Final Exam - Past Questions Flashcards
What are the difference between lazy and eager learners?
Two types: lazy and eager. Eager learners generate the model explicitly (decision tree), lazy do not (kNN).
Briefly describe the general objective of Association Rules mining.
The objective of association rules mining is to discover interesting relations between objects in large databases.
Explain the benefits of applying the Apriori Principle in the context of the Apriori Algorithm for Association Rules mining.
Apriori is a algorithm used to determine association rules in the database. This is done by identifying frequent individual terms to construct itemsets above a support threshold.
The apriori principle
- If an itemset is frequent, it’s subsets are also frequent.
- If an itemset isn’t frequent, it’s subsets are also not frequent. They can be pruned.
Compare the Precision and Recall metrics for classifier evaluation. Illustrate your answer using the Confusion Matrix.
Precision: exactness - what percent of tuples that the classifier labeled as positive are actually positive?
Precision = True Positive / (True Positive + False Positive)
Recall: completeness - what percent of positive tuples did the classifier correctly labelled as positive?
Recall = True Positive / (True Positive + False Negative)

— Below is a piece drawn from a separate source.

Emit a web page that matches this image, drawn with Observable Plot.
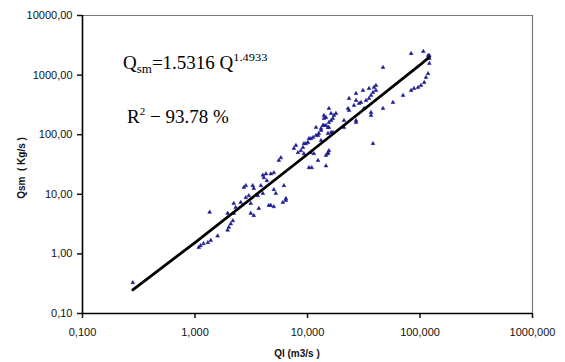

What is the main limitation of the Naïve Bayesian Classifier?
Assumes attributes are independent. This is not likely in the real world for some cases. Usually there are dependencies in data.
In the context of Decision Tree induction, what does overfitting mean? And how to avoid overfitting?
Overfitting in the context of a decision tree is where your decision tree matches the data too precisely. The decision tree may be capturing noise.
Stop the algorithm before it makes a fully grown tree.
- Stop if all instances belong to the same class.
- Stop if all the attribute values are the same.
Other notes Stop if it doesn’t improve the Gini index.
Describe the problems involved in selecting the initial points of the K-means clustering method. Describe post-processing techniques to solve such problems.
K-means can return sub-optimal clusters because sometimes the centroids do not readjust in the ‘right’ way.
Post-processing techniques to overcome this problem consist of
- Eliminating ‘small’ clusters that may represent outliers,
- Splitting ‘loose’ clusters with relatively high sum of squared error and
- Merging ‘close’ clusters with relatively low sum of squared error.
What is the edit distance of
university —————–> unverstiy?
How do you calculate it?
Edit distance is three start.
university
- unversity (delete first i)
- unversty (delete second i)
- unverstiy (insert final i)
What are the confidence rules to test for (a,b,c)?
The following are confidence rules? a -> b a -> c b -> a b -> c a, b -> c c -> a, b a, c -> b b -> a, c b, c -> a a -> b, c
How do you calculate support in a dataset?
The count the number of times the word appears and divide by the number of rows
How do you calculate the confidence for a rule (a,b) -> c
prob (a, b, c) / prob (a,b)
What are the steps for doing a VSM?
- Extract text 2. Remove stop words 3. Make lower case 4. Stemming 5. Count term frequencies 6. Create index file 7. Create VSM 8. Calculate the IDF log(Number of documents / term frequency 9. Calculate the TF-IDF 10. Normalize the weights 11. Compute the cosine distance with a query
What’s the motivation for studying Mining Association Rules?
To look for interesting relationships between objects in large datasets.
Provide Formal Notations of the following
item
itemset
k-itemset
transaction
transaction dataset
- An item: an item in a basket
- An itemset is a set of items. n E.g., X = {milk, bread, cereal} is an itemset.
- A k-itemset is an itemset with k items.
- A transaction: items purchased in a basket n it may have TID (transaction ID)
- A transactional dataset: A set of transactions
What do we mean when we say X-> Y in Mining Association Rules?
If they buy X, they will buy Y.